If reassigning the case to a different judge was the appropriate course of action in Stratton, then it is surely the correct outcome here, too. As in Stratton, the judge indisputably imposed a longer sentence because of a defendant’s failure to cooperate with the Government.
46 The Government contends that we should not reach the question of reassignment because “Sterkaj makes no affirmative argument in favor of reassignment” in his opening brief. Appellee’s Br. at 38. But Sterkaj does make just such an argument in his reply brief. See Reply Br. at 15-16. In any event, we have found that “there is no barrier to our reassigning [] cases nostra sponte.” Ligon v. City of New York, 736 F.3d 118, 129 (2d Cir. 2013), vacated in part, 743 F.3d 362 (2d Cir. 2014). Thus, the Government’s threshold argument to prevent this inquiry fails.
47 Stratton, 820 F.2d at 565.
48United States v. Trimm, 999 F.3d 119, 129 (2d Cir. 2021) (quotation marks omitted and alteration adopted).
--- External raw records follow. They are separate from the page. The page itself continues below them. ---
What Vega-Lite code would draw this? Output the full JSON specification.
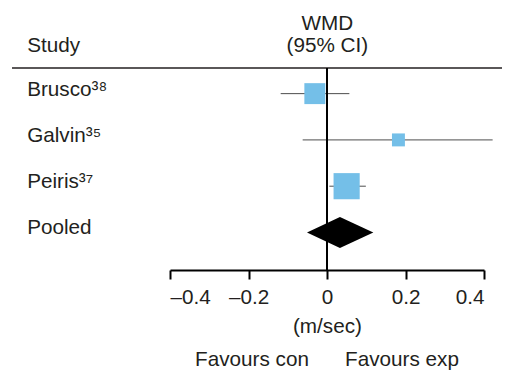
{
  "$schema": "https://vega.github.io/schema/vega-lite/v6.json",
  "width": 314,
  "height": 202,
  "autosize": {"type": "none"},
  "padding": {"left": 170, "top": 68, "right": 21, "bottom": 102},
  "config": {
    "view": {"stroke": null},
    "font": "Liberation Sans",
    "text": {"font": "Liberation Sans", "fontSize": 20.7, "color": "#231f20"}
  },
  "data": {"values": [{}]},
  "datasets": {
    "studies": [
      {"study": "Brusco³⁸", "kind": "study", "row": 1, "wmd": -0.031, "lo": -0.118, "hi": 0.057, "weight": 34},
      {"study": "Galvin³⁵", "kind": "study", "row": 2, "wmd": 0.182, "lo": -0.062, "hi": 0.422, "weight": 13},
      {"study": "Peiris³⁷", "kind": "study", "row": 3, "wmd": 0.05, "lo": 0.006, "hi": 0.099, "weight": 53},
      {"study": "Pooled", "kind": "pooled", "row": 4, "wmd": 0.033, "lo": -0.051, "hi": 0.118}
    ]
  },
  "layer": [
    {
      "mark": {"type": "rule", "strokeWidth": 1.4, "color": "#231f20"},
      "encoding": {
        "x": {"datum": -0.8025, "type": "quantitative",
              "scale": {"domain": [-0.4, 0.4], "nice": false, "zero": false},
              "axis": {
                "values": [-0.4, -0.2, 0, 0.2, 0.4],
                "labelExpr": "datum.value == 0 ? '0' : (datum.value < 0 ? '–' : '') + format(abs(datum.value), '.1f')",
                "domainColor": "black", "domainWidth": 2,
                "tickColor": "black", "tickWidth": 2, "tickSize": 9,
                "labelFontSize": 20.7, "labelFont": "Liberation Sans", "labelColor": "#231f20",
                "labelPadding": 24, "labelBaseline": "alphabetic", "labelOverlap": false,
                "title": null, "grid": false
              }},
        "x2": {"datum": 0.4459},
        "y": {"datum": 0.4462, "type": "quantitative",
              "scale": {"domain": [0.4462, 4.811], "nice": false, "zero": false, "reverse": true},
              "axis": null}
      }
    },
    {
      "data": {"name": "studies"},
      "transform": [{"filter": "datum.kind == 'study'"}],
      "mark": {"type": "rule", "strokeWidth": 1, "color": "#4d4d4d"},
      "encoding": {
        "x": {"field": "lo", "type": "quantitative"},
        "x2": {"field": "hi"},
        "y": {"field": "row", "type": "quantitative"}
      }
    },
    {
      "mark": {"type": "rule", "strokeWidth": 2, "color": "black"},
      "encoding": {
        "x": {"datum": 0, "type": "quantitative"}
      }
    },
    {
      "data": {"name": "studies"},
      "transform": [{"filter": "datum.kind == 'study'"}],
      "mark": {"type": "square", "filled": true, "opacity": 1, "color": "#74bfe8"},
      "encoding": {
        "x": {"field": "wmd", "type": "quantitative"},
        "y": {"field": "row", "type": "quantitative"},
        "size": {"field": "weight", "type": "quantitative",
                 "scale": {"domain": [0, 100], "range": [0, 1290]}, "legend": null}
      }
    },
    {
      "data": {"name": "studies"},
      "transform": [
        {"filter": "datum.kind == 'pooled'"},
        {"fold": ["lo", "wmd", "hi"], "as": ["vertex", "xv"]},
        {"calculate": "datum.vertex == 'wmd' ? datum.row - 0.335 : datum.row", "as": "top"},
        {"calculate": "datum.vertex == 'wmd' ? datum.row + 0.335 : datum.row", "as": "bottom"}
      ],
      "mark": {"type": "area", "color": "black", "opacity": 1},
      "encoding": {
        "x": {"field": "xv", "type": "quantitative"},
        "y": {"field": "top", "type": "quantitative"},
        "y2": {"field": "bottom"}
      }
    },
    {
      "data": {"name": "studies"},
      "mark": {"type": "text", "align": "left", "baseline": "alphabetic", "dy": 2},
      "encoding": {
        "x": {"datum": -0.764, "type": "quantitative"},
        "y": {"field": "row", "type": "quantitative"},
        "text": {"field": "study"}
      }
    },
    {
      "mark": {"type": "text", "align": "left", "baseline": "alphabetic"},
      "encoding": {
        "x": {"datum": -0.764, "type": "quantitative"},
        "y": {"datum": 0.1005, "type": "quantitative"},
        "text": {"value": "Study"}
      }
    },
    {
      "mark": {"type": "text", "align": "center", "baseline": "alphabetic"},
      "encoding": {
        "x": {"datum": 0.001, "type": "quantitative"},
        "y": {"datum": -0.3747, "type": "quantitative"},
        "text": {"value": "WMD"}
      }
    },
    {
      "mark": {"type": "text", "align": "center", "baseline": "alphabetic"},
      "encoding": {
        "x": {"datum": 0.001, "type": "quantitative"},
        "y": {"datum": 0.1005, "type": "quantitative"},
        "text": {"value": "(95% CI)"}
      }
    },
    {
      "mark": {"type": "text", "align": "center", "baseline": "alphabetic"},
      "encoding": {
        "x": {"datum": 0.001, "type": "quantitative"},
        "y": {"datum": 6.172, "type": "quantitative"},
        "text": {"value": "(m/sec)"}
      }
    },
    {
      "mark": {"type": "text", "align": "right", "baseline": "alphabetic"},
      "encoding": {
        "x": {"datum": -0.046, "type": "quantitative"},
        "y": {"datum": 6.885, "type": "quantitative"},
        "text": {"value": "Favours con"}
      }
    },
    {
      "mark": {"type": "text", "align": "left", "baseline": "alphabetic"},
      "encoding": {
        "x": {"datum": 0.046, "type": "quantitative"},
        "y": {"datum": 6.885, "type": "quantitative"},
        "text": {"value": "Favours exp"}
      }
    }
  ]
}
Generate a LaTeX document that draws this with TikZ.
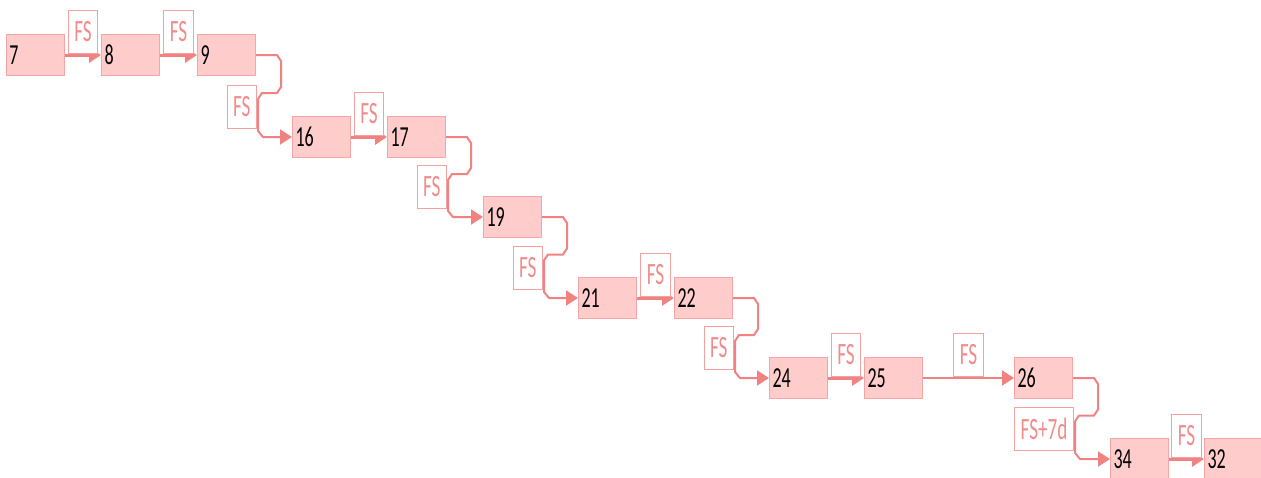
\documentclass[tikz,border=0pt]{standalone}
\usepackage{fontspec}
\setmainfont{Carlito}
\usepackage{graphicx}
\usetikzlibrary{arrows.meta,calc}

\definecolor{boxfill}{RGB}{255,204,204}
\definecolor{boxline}{RGB}{244,166,166}
\definecolor{linkcol}{RGB}{241,130,130}
\definecolor{fsline}{RGB}{243,160,160}
\definecolor{fstext}{RGB}{242,140,140}

\newcommand{\narrow}[1]{\scalebox{0.62}[1]{#1}}

\begin{document}
\begin{tikzpicture}[x=0.5pt, y=-0.5pt,
  task/.style={rectangle, draw=boxline, fill=boxfill, line width=0.5pt, anchor=north west,
    minimum height=20.5pt, inner xsep=1.5pt, text width=26pt, align=left,
    font=\fontsize{14.5}{16}\selectfont},
  fs/.style={rectangle, draw=fsline, fill=white, text=fstext, line width=0.5pt,
    minimum width=14.5pt, minimum height=21.5pt, inner xsep=3pt, inner ysep=0pt,
    font=\fontsize{15.5}{17}\selectfont},
  link/.style={draw=linkcol, line width=1pt, -{Triangle[length=6pt,width=7.5pt]}}]
\useasboundingbox (0,0) rectangle (1261,477);
\clip (0,0) rectangle (1261,477);

% activities
\node[task] (n7) at (6,34) {\narrow{7}};
\node[task] (n8) at (101,34) {\narrow{8}};
\node[task] (n9) at (197,34) {\narrow{9}};
\node[task] (n16) at (292,116) {\narrow{16}};
\node[task] (n17) at (387,116) {\narrow{17}};
\node[task] (n19) at (483,196) {\narrow{19}};
\node[task] (n21) at (578,277) {\narrow{21}};
\node[task] (n22) at (674,277) {\narrow{22}};
\node[task] (n24) at (769,357) {\narrow{24}};
\node[task] (n25) at (864,357) {\narrow{25}};
\node[task] (n26) at (1014,357) {\narrow{26}};
\node[task] (n34) at (1110,438) {\narrow{34}};
\node[task] (n32) at (1204,438) {\narrow{32}};

% links on the same row
\foreach \a/\b in {7/8, 8/9, 16/17, 21/22, 24/25, 34/32}
  \draw[link, line width=1.5pt] (n\a.east) -- node[fs, anchor=south, yshift=0.75pt] (fs\a) {\narrow{FS}} (n\b.west);
\draw[link] (n25.east) -- node[fs, anchor=south, yshift=0.75pt] (fs25) {\narrow{FS}} (n26.west);

% links down to the next row
\foreach \a/\b/\lab in {9/16/FS, 17/19/FS, 19/21/FS, 22/24/FS, 26/34/FS+7d}
  \draw[link] let \p1=(n\a.east), \p2=(n\b.west), \n1={(\y1+\y2)/2+1.5pt} in
    (\x1+0.5pt,\y2+4pt) node[fs, anchor=south east] (fs\a) {\narrow{\lab}}
    (\p1) -- (\x1+10.5pt,\y1) -- (\x1+12.5pt,\y1-3pt) -- (\x1+12.5pt,\n1+3pt)
    -- (\x1+10.5pt,\n1) -- (\x1+3pt,\n1) -- (\x1+1pt,\n1-3pt)
    -- (\x1+1pt,\y2+3pt) -- (\x1+3.5pt,\y2) -- (\p2);
\end{tikzpicture}
\end{document}
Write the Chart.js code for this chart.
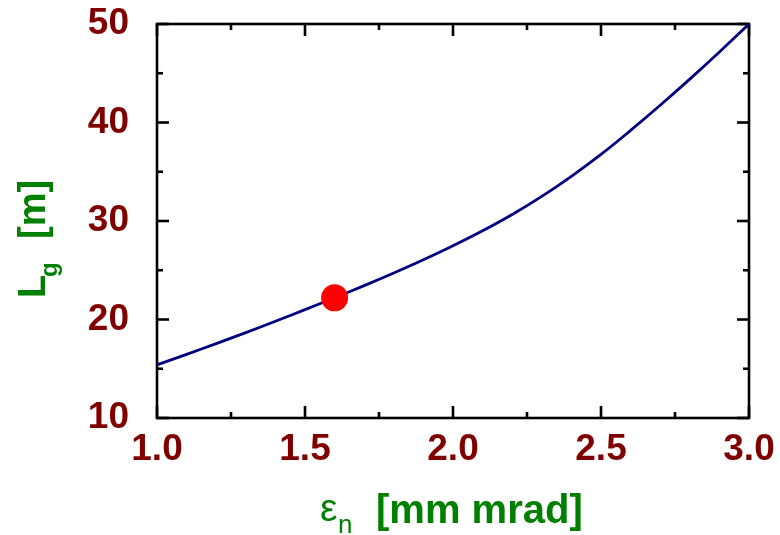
<!DOCTYPE html>
<html>
<head>
<meta charset="utf-8">
<script src="https://cdn.jsdelivr.net/npm/chart.js@4/dist/chart.umd.min.js"></script>
<style>
html,body{margin:0;padding:0;background:#fff;}
#wrap{width:780px;height:535px;position:relative;}
</style>
</head>
<body>
<div id="wrap"><canvas id="c"></canvas></div>
<script>
// normalized emittance [mm mrad]
const emittance = [1.0,1.1,1.2,1.3,1.4,1.5,1.6,1.7,1.8,1.9,2.0,2.1,2.2,2.3,2.4,2.5,2.6,2.7,2.8,2.9,3.0];
// gain length L_g [m]
const gainLength = [15.40,16.46,17.55,18.67,19.82,21.00,22.21,23.44,24.72,26.06,27.48,29.00,30.66,32.50,34.54,36.76,39.20,41.75,44.40,47.15,50.00];
// working point
const pointX = [1.6];
const pointY = [22.2];
// axes
const xMajorTicks = [1.0,1.5,2.0,2.5,3.0];
const xMinorTicks = [1.25,1.75,2.25,2.75];
const yMajorTicks = [10,20,30,40,50];
const yMinorTicks = [15,25,35,45];
const xTitleSymbol = 'ε';
const xTitleSub = 'n';
const xTitleText = '[mm mrad]';
const yTitleSymbol = 'L';
const yTitleSub = 'g';
const yTitleText = '[m]';

const tickColor = '#800000';
const titleColor = '#008000';
const FONT = '"Liberation Sans", Arial, Helvetica, sans-serif';

const framePlugin = {
  id: 'frameTicks',
  beforeDatasetsDraw(chart) {
    const {ctx, chartArea: a, scales: {x, y}} = chart;
    ctx.save();
    ctx.strokeStyle = '#000';
    ctx.lineWidth = 2.6;
    ctx.lineCap = 'butt';
    const seg = (x1, y1, x2, y2) => { ctx.beginPath(); ctx.moveTo(x1, y1); ctx.lineTo(x2, y2); ctx.stroke(); };
    xMajorTicks.forEach(v => { const p = x.getPixelForValue(v); seg(p, a.bottom, p, a.bottom - 12); seg(p, a.top, p, a.top + 12); });
    xMinorTicks.forEach(v => { const p = x.getPixelForValue(v); seg(p, a.bottom, p, a.bottom - 6); seg(p, a.top, p, a.top + 6); });
    yMajorTicks.forEach(v => { const p = y.getPixelForValue(v); seg(a.left, p, a.left + 12, p); seg(a.right, p, a.right - 12, p); });
    yMinorTicks.forEach(v => { const p = y.getPixelForValue(v); seg(a.left, p, a.left + 6, p); seg(a.right, p, a.right - 6, p); });
    ctx.strokeRect(a.left, a.top, a.right - a.left, a.bottom - a.top);
    ctx.restore();
  },
  afterDraw(chart) {
    const {ctx} = chart;
    ctx.save();
    ctx.fillStyle = titleColor;
    ctx.textBaseline = 'alphabetic';
    ctx.textAlign = 'left';
    // x title
    ctx.font = '39px ' + FONT;
    ctx.fillText(xTitleSymbol, 320, 521);
    ctx.font = '26px ' + FONT;
    ctx.fillText(xTitleSub, 338, 533);
    ctx.font = 'bold 40px ' + FONT;
    ctx.fillText(xTitleText, 376, 523);
    // y title (rotated)
    ctx.translate(45, 298);
    ctx.rotate(-Math.PI / 2);
    ctx.font = 'bold 38px ' + FONT;
    ctx.fillText(yTitleSymbol, 0, 0);
    ctx.font = 'bold 24px ' + FONT;
    ctx.fillText(yTitleSub, 21, 12);
    ctx.font = 'bold 38px ' + FONT;
    ctx.fillText(yTitleText, 59, 0);
    ctx.restore();
  }
};

new Chart(document.getElementById('c'), {
  type: 'scatter',
  data: {
    datasets: [
      {
        label: 'L_g',
        data: emittance.map((e, i) => ({x: e, y: gainLength[i]})),
        showLine: true,
        borderColor: '#000080',
        borderWidth: 2.8,
        pointRadius: 0,
        tension: 0.4,
        fill: false,
        order: 2
      },
      {
        label: 'working point',
        data: pointX.map((e, i) => ({x: e, y: pointY[i]})),
        pointRadius: 13.5,
        pointBackgroundColor: '#ff0000',
        pointBorderColor: '#ff0000',
        pointBorderWidth: 0,
        showLine: false,
        order: 1
      }
    ]
  },
  options: {
    responsive: true,
    maintainAspectRatio: false,
    animation: false,
    layout: {padding: {left: 0, right: 31, top: 24, bottom: 0}},
    plugins: {legend: {display: false}, tooltip: {enabled: false}},
    scales: {
      x: {
        type: 'linear',
        min: 1.0, max: 3.0,
        grid: {display: false, drawTicks: false, tickLength: 0},
        border: {display: false},
        afterFit(s) { s.height = 117; s.paddingLeft = 0; s.paddingRight = 0; s.paddingTop = 0; s.paddingBottom = 0; },
        afterBuildTicks(s) { s.ticks = xMajorTicks.map(v => ({value: v})); },
        ticks: {
          color: tickColor,
          padding: 10,
          font: {family: FONT, size: 37, weight: 'bold'},
          maxRotation: 0,
          callback: v => Number(v).toFixed(1)
        }
      },
      y: {
        type: 'linear',
        min: 10, max: 50,
        grid: {display: false, drawTicks: false, tickLength: 0},
        border: {display: false},
        afterFit(s) { s.width = 157; s.paddingLeft = 0; s.paddingRight = 0; s.paddingTop = 0; s.paddingBottom = 0; },
        afterBuildTicks(s) { s.ticks = yMajorTicks.map(v => ({value: v})); },
        ticks: {
          color: tickColor,
          padding: 28,
          font: {family: FONT, size: 37, weight: 'bold'},
          callback: v => String(v)
        }
      }
    }
  },
  plugins: [framePlugin]
});
</script>
</body>
</html>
Indeed, even after sentencing Sterkaj to a prison term of 24 months, the judge made comments that could be interpreted as suggesting that he continued to seek Sterkaj’s cooperation with the Government. 49 Our decision to remand for resentencing by a different judge does not reflect any lack of confidence in the ability of the sentencing judge to conduct an appropriate resentencing. We have no doubt on that count and are certain that the District Court’s resentencing would have comported with our order. But we cannot ignore the appearance- of-justice concerns before us here.
III. CONCLUSION To summarize, we hold as follows: (1) The Stratton line of cases remains binding law in the Second Circuit; (2) The District Court’s decision to increase Sterkaj’s sentence due to his refusal to cooperate with the Government was procedurally unreasonable; and (3) In the circumstances presented here, concerns for the appearance of justice require us to remand this matter for resentencing by a different judge.
The sentencing judge told Sterkaj “it’s up to you what you’re going to do now” and that he could “help [him]self or . . . hurt [him]self.” A 263:11-12.
For the foregoing reasons, we VACATE the sentence component of the judgment of conviction and REMAND the case to the District Court for resentencing with the direction that defendant be resentenced by a different judge.